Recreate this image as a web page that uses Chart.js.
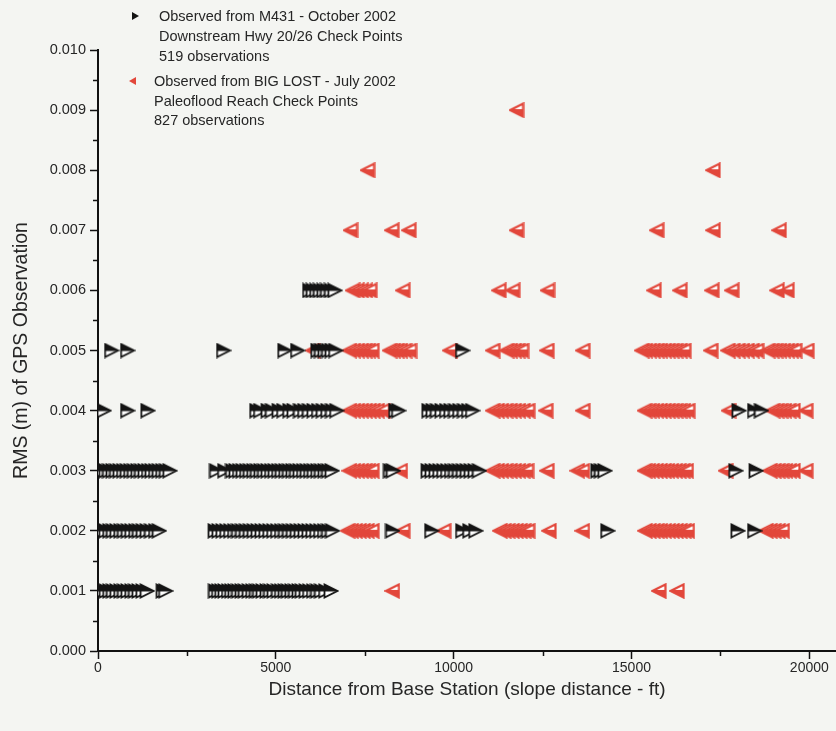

...

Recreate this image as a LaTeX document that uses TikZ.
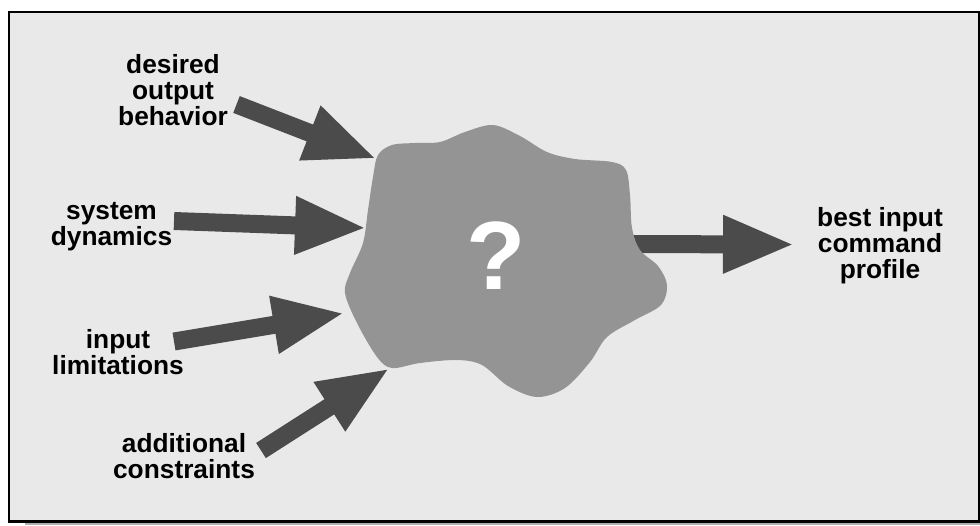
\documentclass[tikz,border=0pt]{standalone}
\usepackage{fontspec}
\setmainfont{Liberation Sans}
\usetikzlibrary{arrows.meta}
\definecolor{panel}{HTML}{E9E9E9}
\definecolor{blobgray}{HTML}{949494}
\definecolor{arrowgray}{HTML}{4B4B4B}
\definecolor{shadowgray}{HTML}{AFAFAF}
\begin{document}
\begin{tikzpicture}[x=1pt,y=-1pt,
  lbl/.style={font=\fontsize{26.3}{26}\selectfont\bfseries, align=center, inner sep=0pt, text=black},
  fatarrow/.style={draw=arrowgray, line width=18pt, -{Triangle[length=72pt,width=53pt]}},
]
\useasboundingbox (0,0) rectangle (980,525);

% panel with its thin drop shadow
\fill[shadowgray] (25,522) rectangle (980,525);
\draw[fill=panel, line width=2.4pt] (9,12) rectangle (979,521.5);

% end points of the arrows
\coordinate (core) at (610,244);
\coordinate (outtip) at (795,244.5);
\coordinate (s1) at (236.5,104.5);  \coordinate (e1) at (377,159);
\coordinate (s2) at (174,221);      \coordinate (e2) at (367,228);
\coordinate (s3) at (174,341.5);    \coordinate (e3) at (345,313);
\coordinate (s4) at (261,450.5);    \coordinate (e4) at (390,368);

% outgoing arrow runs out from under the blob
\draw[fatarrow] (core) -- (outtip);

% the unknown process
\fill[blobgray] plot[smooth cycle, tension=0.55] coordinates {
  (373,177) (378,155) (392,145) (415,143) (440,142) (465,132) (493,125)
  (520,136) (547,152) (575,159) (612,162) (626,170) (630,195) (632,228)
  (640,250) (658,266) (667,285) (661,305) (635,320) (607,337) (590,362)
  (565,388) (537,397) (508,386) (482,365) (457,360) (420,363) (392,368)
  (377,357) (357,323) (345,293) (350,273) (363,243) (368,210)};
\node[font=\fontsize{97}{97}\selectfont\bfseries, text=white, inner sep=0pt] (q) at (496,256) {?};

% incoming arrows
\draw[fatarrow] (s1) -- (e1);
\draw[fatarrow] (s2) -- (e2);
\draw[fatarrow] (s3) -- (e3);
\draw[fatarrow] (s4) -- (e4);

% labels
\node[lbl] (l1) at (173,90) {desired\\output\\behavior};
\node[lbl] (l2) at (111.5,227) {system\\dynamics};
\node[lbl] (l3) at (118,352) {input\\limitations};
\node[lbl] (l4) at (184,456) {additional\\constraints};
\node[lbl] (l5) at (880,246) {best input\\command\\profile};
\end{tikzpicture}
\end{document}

* * *

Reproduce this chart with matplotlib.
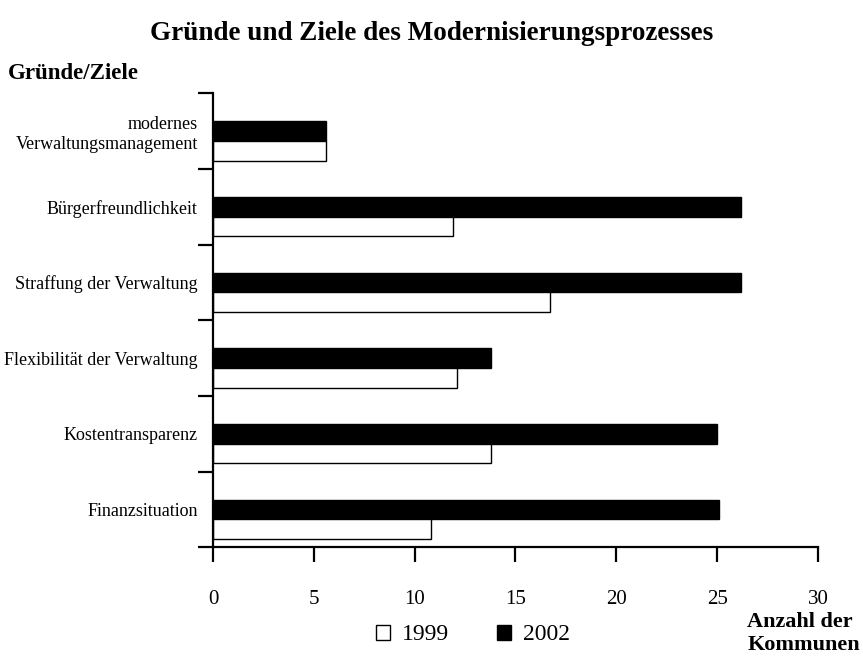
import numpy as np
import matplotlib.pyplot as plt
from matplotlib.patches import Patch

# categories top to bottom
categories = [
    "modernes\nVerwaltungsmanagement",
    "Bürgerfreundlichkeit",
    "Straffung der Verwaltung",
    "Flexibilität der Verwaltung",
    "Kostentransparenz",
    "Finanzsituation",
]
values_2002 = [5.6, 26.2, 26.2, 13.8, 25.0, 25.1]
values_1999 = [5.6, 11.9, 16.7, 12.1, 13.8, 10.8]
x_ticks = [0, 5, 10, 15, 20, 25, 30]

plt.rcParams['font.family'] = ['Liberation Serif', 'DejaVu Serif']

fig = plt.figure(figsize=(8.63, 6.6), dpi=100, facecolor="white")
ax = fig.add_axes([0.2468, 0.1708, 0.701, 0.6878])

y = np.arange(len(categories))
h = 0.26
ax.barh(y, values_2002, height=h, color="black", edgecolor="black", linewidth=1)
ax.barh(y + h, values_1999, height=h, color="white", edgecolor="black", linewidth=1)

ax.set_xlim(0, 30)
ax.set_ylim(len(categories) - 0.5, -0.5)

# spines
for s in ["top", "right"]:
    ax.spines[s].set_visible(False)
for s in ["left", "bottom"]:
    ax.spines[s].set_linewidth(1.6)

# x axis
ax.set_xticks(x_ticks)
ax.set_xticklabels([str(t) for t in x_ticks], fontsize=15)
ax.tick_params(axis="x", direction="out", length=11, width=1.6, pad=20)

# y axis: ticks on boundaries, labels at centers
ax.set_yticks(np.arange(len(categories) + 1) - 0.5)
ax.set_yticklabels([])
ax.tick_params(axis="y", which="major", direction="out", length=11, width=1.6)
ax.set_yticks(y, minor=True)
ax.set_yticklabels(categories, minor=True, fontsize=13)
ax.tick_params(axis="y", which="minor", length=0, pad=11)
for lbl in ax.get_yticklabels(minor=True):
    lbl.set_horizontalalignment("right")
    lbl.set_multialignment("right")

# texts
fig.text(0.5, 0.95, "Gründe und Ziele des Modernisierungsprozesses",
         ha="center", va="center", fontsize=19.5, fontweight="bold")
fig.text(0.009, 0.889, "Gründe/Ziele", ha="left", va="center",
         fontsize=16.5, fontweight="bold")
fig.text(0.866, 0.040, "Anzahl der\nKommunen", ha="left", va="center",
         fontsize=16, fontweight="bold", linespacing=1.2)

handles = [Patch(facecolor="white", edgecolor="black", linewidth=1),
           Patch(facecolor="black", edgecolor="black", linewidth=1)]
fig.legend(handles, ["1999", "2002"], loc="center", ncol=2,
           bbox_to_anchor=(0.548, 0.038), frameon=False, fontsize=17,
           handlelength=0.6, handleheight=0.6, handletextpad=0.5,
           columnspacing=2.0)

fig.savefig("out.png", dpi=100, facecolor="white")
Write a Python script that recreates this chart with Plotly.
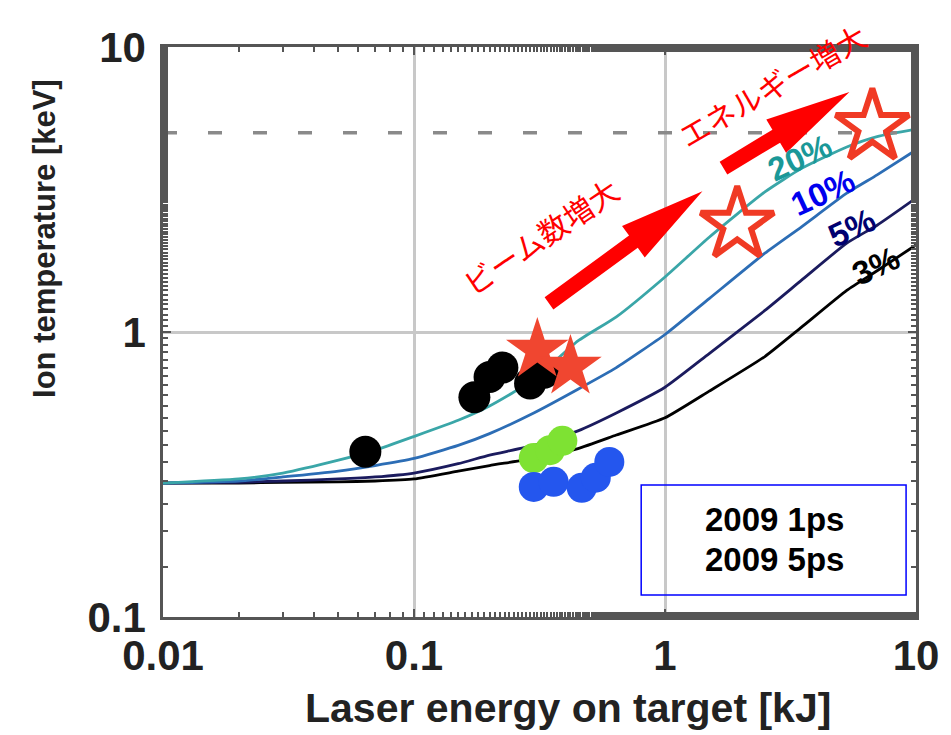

■ **Task**
Copy word for word every line from the one with "Reproduce this chart with matplotlib." through the one with "from matplotlib.patches import Patch", including both. No pictures belong in the copy.

■ **Output for this exercise**
Reproduce this chart with matplotlib.
import numpy as np
import matplotlib.pyplot as plt
from matplotlib.patches import Patch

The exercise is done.